Haryana Utilization of Surplus and Other Areas Scheme, 1972
Punjab Security of Land Tenures Act, 1953 (10 of 1953), Section 2(3), 18 -- Landlord’s permissible area – Tenant’s permissible area – Right to Purchase/allotment -- A property held by a tenant is within the permissible area of the land owner and if it is specifically retained as falling with the reserved area, there is no question of the tenant making an assertion of a right for allotment under the Haryana Utilization of Surplus and Other Areas Scheme, 1972. Ram Devi (through LRs) and another v. The Financial Commissioner, Haryana, Chandigarh and others, 2011(3) L.A.R. 667 (P&H).
Holiday
Rent Laws -- Arrears of rent -- Tender of rent -- Duties of the parties -- If the adjourned date is not an unanticipated holiday but a holiday already declared in the calendar for the judicial Courts for the States of Punjab, Haryana and UT Chandigarh or is a Sunday, then in that circumstance, Rule 4 of Chapter 1, Part K, Volume 1 of the Rules & Orders would not be applicable because it deals with only an unanticipated holiday and not a holiday which is already known -- In this regard, no rule is brought to the notice of the Court by the parties and in these circumstances, the parties appearing before the Court in such type of cases, can always pray for a date for proper orders. Surinder Kumar and another v. Smt. Leela Devi, 2011(3) L.A.R. 236 (P&H).
House Tax
Punjab Municipal Act, 1911 -- Re-assessment of annual rental value – Earlier assessment by the Committee was made on the basis of 10 paise per bag, whereas the Administrator raised the annual rental value by enhancing the rent to 16 paise per bag – It clearly vests the power in the Committee to amend the assessment list on the ground of increase or reduction of the annual value of the property – High Court not inclined to interfere in exercise of writ jurisdiction. Food Corporation of India v. Municipal Committee, Kotakpura & another, 2011(3) L.A.R. 287 (P&H).

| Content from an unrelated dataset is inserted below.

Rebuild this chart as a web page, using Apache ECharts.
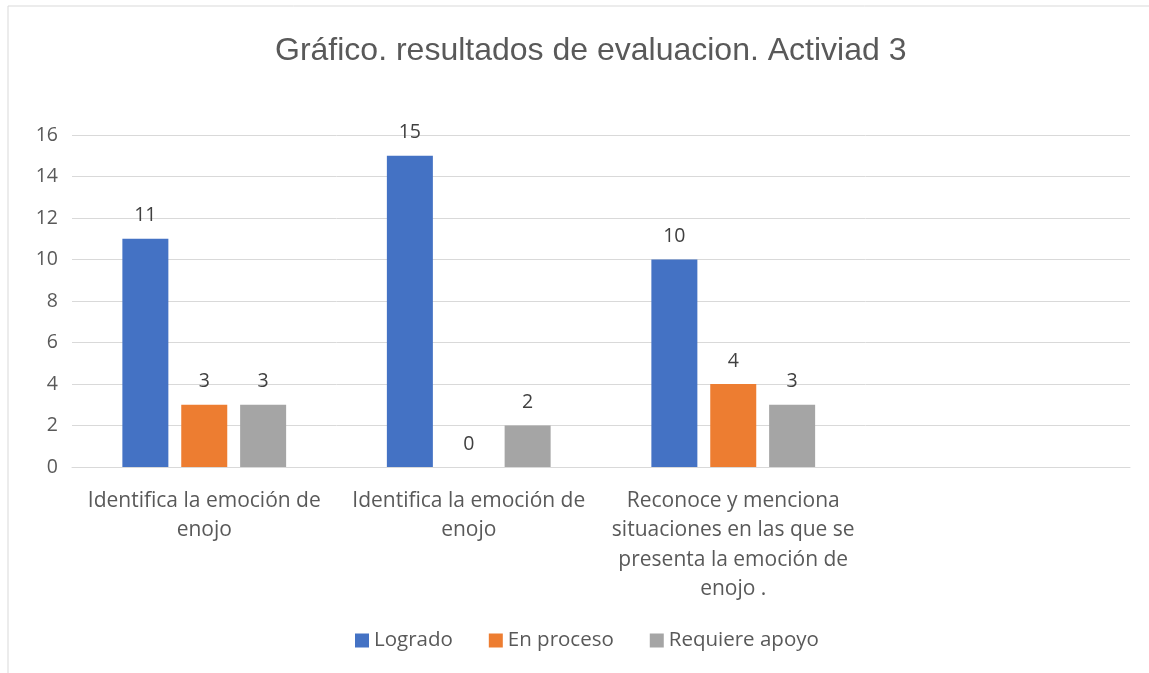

Housing Board Haryana (Allotment, Management and Sale of Tenements) Regulations, 1972
Regulation 10, 11(4) -- Haryana Housing Board Act, 1971 (20 of 1971), Section 74 – Allotment of tenement – Enhancement of land compensation – Right of Housing Board to recover from allottee -- Housing Board constructed tenements on acquired land -- Allotment made at the price fixed -- Hire Purchase Tenancy agreement stipulated that Board could enhance the price of tenements on receipt of final Bill of construction or there was increase in compensation payable to land owners, however, Board’s power to revise the price of the tenements is hedged with the limitation of 7 years – Land cost increased on account of higher compensation to landowners – Held, Board is not entitled to revise price after 7 years of allotment. Ishwar Dass Nassa and others v. State of Haryana and others, 2011(3) L.A.R. 545 (SC).